*What the exercise asks*.
Take the listing from its first line through the line that contains "from bokeh.resources import INLINE" and please retype those lines exactly, leaving out the pictures.

*Source excerpt*.
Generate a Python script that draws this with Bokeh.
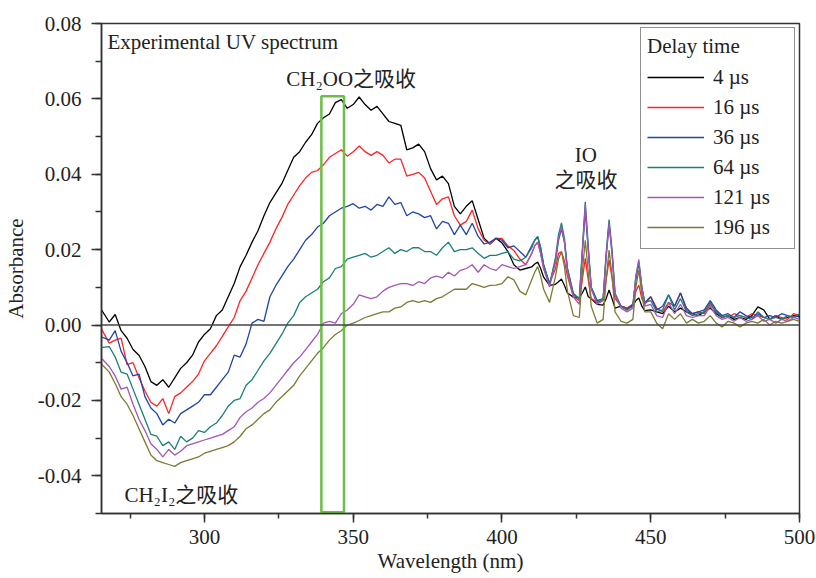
import numpy as np
from bokeh.plotting import figure
from bokeh.models import (Range1d, SingleIntervalTicker, NumeralTickFormatter, Span,
                          Label, Legend, LegendItem)
from bokeh.embed import file_html
from bokeh.resources import INLINE

# ---------------- data (absorbance values in units of 1e-3) ----------------
wavelength_nm = [
    265, 268, 270, 272, 274, 276, 278, 280, 282, 284, 286, 288, 290, 292, 294, 296, 298, 300,
    302, 304, 306, 308, 310, 312, 314, 316, 318, 320, 322, 324, 326, 328, 330, 332, 334, 336,
    338, 340, 342, 344, 346, 348, 350, 352, 354, 356, 358, 360, 362, 364, 366, 368, 370, 372,
    374, 376, 378, 380, 382, 384, 386, 388, 390, 392, 394, 396, 398, 400, 402, 404, 406, 408, 410,
    411, 412, 413, 414, 416, 418, 419, 420, 421, 422, 424, 426, 427, 428, 429, 430, 432, 434,
    435, 436, 437, 438, 440, 442, 444, 445, 446, 447, 448, 450,
    452, 454, 456, 458, 460, 462, 464, 466, 468, 470, 472, 474, 476, 478, 480, 482, 484, 486,
    488, 490, 492, 494, 496, 498, 500]

abs_4us = [
    4.5, 0.8, 2.8, -1.5, -3.5, -6.5, -8.0, -11.0, -15.0, -16.0, -14.5, -16.5, -14.0, -11.5, -10.0, -8.0, -4.5, -2.5,
    -1.0, 2.5, 4.0, 7.5, 11.0, 15.5, 18.5, 22.0, 25.0, 29.0, 32.5, 35.0, 37.5, 41.0, 44.5, 46.0, 48.5, 50.5,
    53.5, 55.0, 56.0, 59.0, 59.8, 57.5, 58.5, 60.5, 58.5, 57.0, 58.0, 56.0, 54.0, 53.5, 53.0, 46.5, 47.0, 48.0,
    46.0, 41.5, 38.5, 39.5, 37.5, 31.5, 29.5, 31.5, 33.0, 28.0, 23.0, 21.5, 23.0, 21.8, 19.5, 16.0, 14.6, 15.0, 15.4,
    16.2, 16.7, 15.0, 12.7, 10.5, 10.8, 11.5, 12.2, 10.5, 8.5, 7.4, 7.2, 8.5, 10.1, 7.5, 7.0, 5.5, 5.3,
    7.0, 9.3, 7.0, 4.5, 5.0, 4.5, 5.0, 6.5, 7.2, 5.0, 3.8, 4.0,
    3.5, 3.0, 5.0, 3.5, 4.5, 3.5, 3.0, 2.5, 3.5, 4.5, 3.0, 2.0, 2.5, 1.5, 2.0, 1.5, 2.5, 4.8,
    4.0, 1.5, 2.5, 1.5, 2.0, 2.5, 2.2]

abs_16us = [
    -0.5, -4.8, -4.0, -3.5, -10.5, -10.0, -14.0, -17.5, -20.5, -21.5, -19.5, -23.5, -19.0, -18.0, -16.5, -15.0, -13.0, -9.5,
    -7.5, -5.5, -3.0, -0.5, 2.0, 6.5, 9.0, 12.5, 16.0, 19.0, 22.0, 25.5, 28.5, 32.0, 34.5, 37.0, 39.0, 40.5,
    41.0, 42.5, 44.5, 45.5, 46.5, 44.8, 46.0, 47.5, 46.0, 45.0, 46.0, 45.0, 43.0, 44.0, 44.0, 39.5, 40.0, 40.5,
    39.0, 35.5, 32.0, 33.5, 34.0, 29.0, 26.5, 27.5, 30.5, 25.5, 22.5, 21.5, 23.0, 23.0, 21.0, 19.8, 17.5, 16.0, 19.0,
    21.0, 22.0, 19.0, 15.0, 11.1, 15.0, 19.0, 19.4, 17.0, 13.0, 7.5, 6.5, 12.0, 17.7, 12.0, 7.0, 6.0, 6.5,
    12.0, 17.2, 12.5, 7.0, 5.0, 4.5, 5.5, 9.0, 10.6, 7.0, 5.5, 7.5,
    4.5, 3.5, 6.0, 5.0, 8.5, 4.0, 3.0, 3.5, 3.0, 5.5, 3.5, 2.5, 2.0, 3.0, 2.5, 2.0, 3.0, 2.5,
    2.0, 1.5, 2.5, 2.0, 1.5, 3.0, 2.5]

abs_36us = [
    -3.0, -4.0, -1.5, -7.0, -10.0, -13.5, -13.0, -19.0, -22.0, -23.5, -26.5, -25.0, -26.0, -23.5, -22.5, -21.5, -20.5, -18.5,
    -18.5, -16.5, -14.5, -12.5, -8.0, -8.5, -5.0, 0.5, 1.5, 1.0, 7.5, 10.5, 13.0, 15.5, 17.5, 20.0, 22.5, 24.0,
    26.0, 27.0, 29.0, 30.0, 31.0, 31.5, 32.2, 31.0, 31.5, 30.5, 32.0, 31.5, 34.0, 32.0, 32.5, 29.0, 30.0, 29.5,
    28.5, 29.0, 25.5, 27.5, 27.0, 24.0, 26.5, 24.0, 27.0, 23.5, 21.5, 22.0, 23.0, 22.5, 20.5, 21.0, 19.5, 18.0, 21.0,
    22.5, 23.4, 20.5, 16.0, 11.0, 17.0, 22.5, 25.5, 22.0, 15.0, 8.4, 7.0, 19.0, 30.5, 20.0, 10.0, 6.5, 7.0,
    18.0, 27.0, 19.0, 8.0, 5.0, 4.0, 5.5, 12.0, 16.5, 10.0, 6.0, 7.5,
    4.0, 5.0, 8.0, 5.0, 8.5, 4.5, 3.0, 3.5, 4.0, 6.5, 4.0, 2.5, 3.0, 2.0, 3.5, 2.5, 2.0, 3.0,
    2.0, 2.5, 2.0, 3.0, 2.5, 2.0, 2.5]

abs_64us = [
    -6.0, -5.7, -8.5, -12.5, -13.0, -17.0, -21.0, -25.0, -29.0, -29.5, -32.0, -31.0, -33.0, -29.5, -31.0, -30.0, -28.0, -28.5,
    -27.0, -26.0, -24.0, -21.5, -20.0, -19.5, -16.0, -14.5, -12.0, -9.5, -7.5, -5.0, -2.5, 0.5, 2.5, 6.0, 7.5, 8.5,
    9.5, 11.5, 12.5, 15.0, 15.5, 17.5, 18.0, 18.5, 19.0, 18.0, 18.5, 19.5, 20.5, 19.0, 20.0, 19.5, 20.5, 20.5,
    19.5, 19.5, 18.5, 20.5, 22.0, 19.5, 20.0, 20.0, 20.5, 19.0, 17.7, 18.5, 18.5, 19.0, 19.4, 17.5, 17.0, 18.0, 20.5,
    22.5, 23.5, 20.5, 16.0, 10.6, 18.0, 24.0, 27.1, 23.0, 15.0, 8.0, 7.0, 20.0, 32.7, 21.0, 10.0, 6.0, 7.0,
    19.0, 28.0, 20.0, 8.5, 5.0, 4.0, 5.0, 13.0, 16.8, 10.0, 6.0, 6.5,
    3.5, 4.0, 8.0, 4.0, 7.0, 3.5, 2.5, 3.0, 3.5, 6.0, 3.5, 2.0, 2.5, 2.0, 2.5, 2.0, 1.5, 3.5,
    2.0, 1.5, 2.0, 1.5, 2.5, 2.0, 3.0]

abs_121us = [
    -8.5, -11.0, -13.5, -17.0, -16.5, -21.0, -25.0, -28.0, -31.5, -33.0, -35.0, -33.0, -34.5, -33.5, -32.0, -31.5, -31.0, -30.5,
    -30.0, -29.5, -29.0, -28.0, -27.0, -24.5, -23.0, -22.0, -20.5, -19.5, -18.0, -16.0, -14.0, -12.0, -10.0, -8.5, -6.5, -4.5,
    -2.5, 0.5, 1.0, 0.5, 3.0, 4.0, 5.5, 8.0, 7.5, 7.0, 7.5, 9.0, 10.0, 10.5, 11.0, 11.0, 10.5, 11.5,
    11.0, 12.5, 13.0, 12.5, 14.0, 13.0, 14.5, 15.0, 16.0, 14.0, 16.0, 15.0, 14.5, 16.0, 15.5, 15.0, 15.5, 16.0, 19.0,
    21.0, 22.0, 19.0, 15.0, 10.1, 17.0, 23.0, 26.0, 22.0, 14.0, 7.5, 5.5, 19.0, 31.8, 20.0, 9.5, 5.5, 6.5,
    18.0, 27.0, 19.0, 8.0, 4.5, 3.5, 4.5, 13.0, 17.4, 10.0, 5.0, 5.5,
    2.5, 2.0, 6.0, 3.0, 5.5, 2.5, 2.0, 2.5, 2.5, 5.0, 2.5, 1.5, 2.0, 1.0, 2.0, 1.0, 1.5, 2.5,
    1.0, 1.5, 0.5, 1.5, 1.0, 2.0, 1.5]

abs_196us = [
    -10.0, -12.5, -15.5, -19.0, -21.0, -24.0, -27.5, -31.0, -34.5, -36.0, -36.5, -37.0, -37.5, -36.5, -36.0, -35.5, -35.0, -34.0,
    -33.5, -33.0, -32.5, -32.0, -31.0, -29.5, -27.5, -26.5, -25.0, -23.5, -22.5, -20.5, -19.0, -17.5, -16.0, -13.5, -11.5, -9.5,
    -7.5, -6.0, -4.0, -2.5, -1.5, 0.0, 0.5, 1.2, 2.0, 2.5, 3.0, 3.5, 3.5, 4.5, 4.8, 6.0, 6.5, 6.0,
    6.5, 6.0, 7.0, 7.5, 8.5, 9.5, 9.5, 9.5, 11.0, 10.5, 10.0, 10.5, 10.6, 11.0, 12.8, 12.0, 9.0, 8.0, 12.0,
    14.0, 15.5, 13.0, 9.5, 6.0, 13.0, 17.5, 19.5, 15.5, 9.0, 2.5, 2.0, 14.0, 22.5, 14.0, 5.0, 0.5, 1.5,
    12.0, 19.9, 13.0, 3.5, 1.0, 0.5, 1.5, 10.0, 14.6, 8.0, 3.5, 3.5,
    0.5, -1.0, 3.0, 1.5, 3.0, 0.5, 1.5, 0.5, 1.0, 2.5, 0.5, -0.5, 1.0, 0.5, -0.5, 0.5, 1.0, 0.5,
    1.5, 0.0, 1.0, 0.5, 1.0, 1.5, 1.0]

delay_labels = ["4 µs", "16 µs", "36 µs", "64 µs", "121 µs", "196 µs"]
series_milli = [abs_4us, abs_16us, abs_36us, abs_64us, abs_121us, abs_196us]
line_colors = ["#000000", "#ff2424", "#1f45a8", "#1b7f78", "#a455b6", "#7c7a30"]

highlight_nm = (339.3, 346.9)        # CH2OO band marker (nm)
highlight_top = 0.0607

# ---------------- figure ----------------
FONT = "'Liberation Serif', 'Noto Sans CJK SC'"
INK = "#222222"

p = figure(width=816, height=578, output_backend="svg", toolbar_location=None,
           x_range=Range1d(265.4, 500), y_range=Range1d(-0.05, 0.08),
           min_border_left=100, min_border_right=17, min_border_top=23, min_border_bottom=65)
p.title.visible = False
p.background_fill_color = "white"
p.border_fill_color = "white"
p.outline_line_color = "#333333"
p.outline_line_width = 1.5
p.xgrid.visible = False
p.ygrid.visible = False

p.xaxis.ticker = SingleIntervalTicker(interval=50, num_minor_ticks=2)
p.yaxis.ticker = SingleIntervalTicker(interval=0.02, num_minor_ticks=2)
p.yaxis.formatter = NumeralTickFormatter(format="0.00")

p.xaxis.axis_label = "Wavelength (nm)"
p.yaxis.axis_label = "Absorbance"
p.axis.axis_line_color = "#333333"
p.axis.axis_line_width = 1.5
p.axis.major_tick_line_color = "#333333"
p.axis.minor_tick_line_color = "#333333"
p.axis.major_tick_line_width = 1.5
p.axis.minor_tick_line_width = 1.5
p.axis.major_tick_in = 0
p.axis.minor_tick_in = 0
p.axis.major_label_text_font = FONT
p.axis.major_label_text_font_size = "21px"
p.axis.major_label_text_color = INK
p.axis.axis_label_text_font = FONT
p.axis.axis_label_text_font_size = "21px"
p.axis.axis_label_text_font_style = "normal"
p.axis.axis_label_text_color = INK

p.xaxis.major_tick_out = 9
p.xaxis.minor_tick_out = 5
p.xaxis.major_label_standoff = 7
p.xaxis.axis_label_standoff = 2

p.yaxis.major_tick_out = 10
p.yaxis.minor_tick_out = 6
p.yaxis.major_label_standoff = 10
p.yaxis.axis_label_standoff = 7

p.add_layout(Span(location=0, dimension="width", line_color="#444444", line_width=1.5))

renderers = []
for vals, col in zip(series_milli, line_colors):
    r = p.line(wavelength_nm, np.array(vals) / 1000.0, line_color=col, line_width=1.3)
    renderers.append(r)

p.quad(left=[highlight_nm[0]], right=[highlight_nm[1]], bottom=[-0.0497], top=[highlight_top],
       fill_alpha=0, line_color="#6cbf46", line_width=2.5)

def add_label(x, y, text, align="left"):
    p.add_layout(Label(x=x, y=y, text=text, text_font=FONT, text_font_size="21px",
                       text_color=INK, text_align=align, text_baseline="middle"))

add_label(267.4, 0.0750, "Experimental UV spectrum")
add_label(327.5, 0.0653, "CH₂OO之吸收")
add_label(428.2, 0.0450, "IO", align="center")
add_label(428.2, 0.0384, "之吸收", align="center")
add_label(273.1, -0.0450, "CH₂I₂之吸收")

legend = Legend(items=[LegendItem(label=lab, renderers=[r]) for lab, r in zip(delay_labels, renderers)],
                title="Delay time", location="top_right")
legend.title_text_font = FONT
legend.title_text_font_size = "21px"
legend.title_text_font_style = "normal"
legend.title_text_color = INK
legend.title_standoff = 3
legend.label_text_font = FONT
legend.label_text_font_size = "21px"
legend.label_text_color = INK
legend.glyph_width = 57
legend.glyph_height = 30
legend.label_height = 30
legend.label_width = 75
legend.label_standoff = 9
legend.spacing = 0
legend.padding = 6
legend.margin = 4
legend.border_line_color = "#222222"
legend.border_line_width = 1.5
legend.background_fill_alpha = 1.0
p.add_layout(legend)

open("out.html", "w").write(file_html(p, INLINE))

*Answer to the exercise*.
Generate a Python script that draws this with Bokeh.
import numpy as np
from bokeh.plotting import figure
from bokeh.models import (Range1d, SingleIntervalTicker, NumeralTickFormatter, Span,
                          Label, Legend, LegendItem)
from bokeh.embed import file_html
from bokeh.resources import INLINE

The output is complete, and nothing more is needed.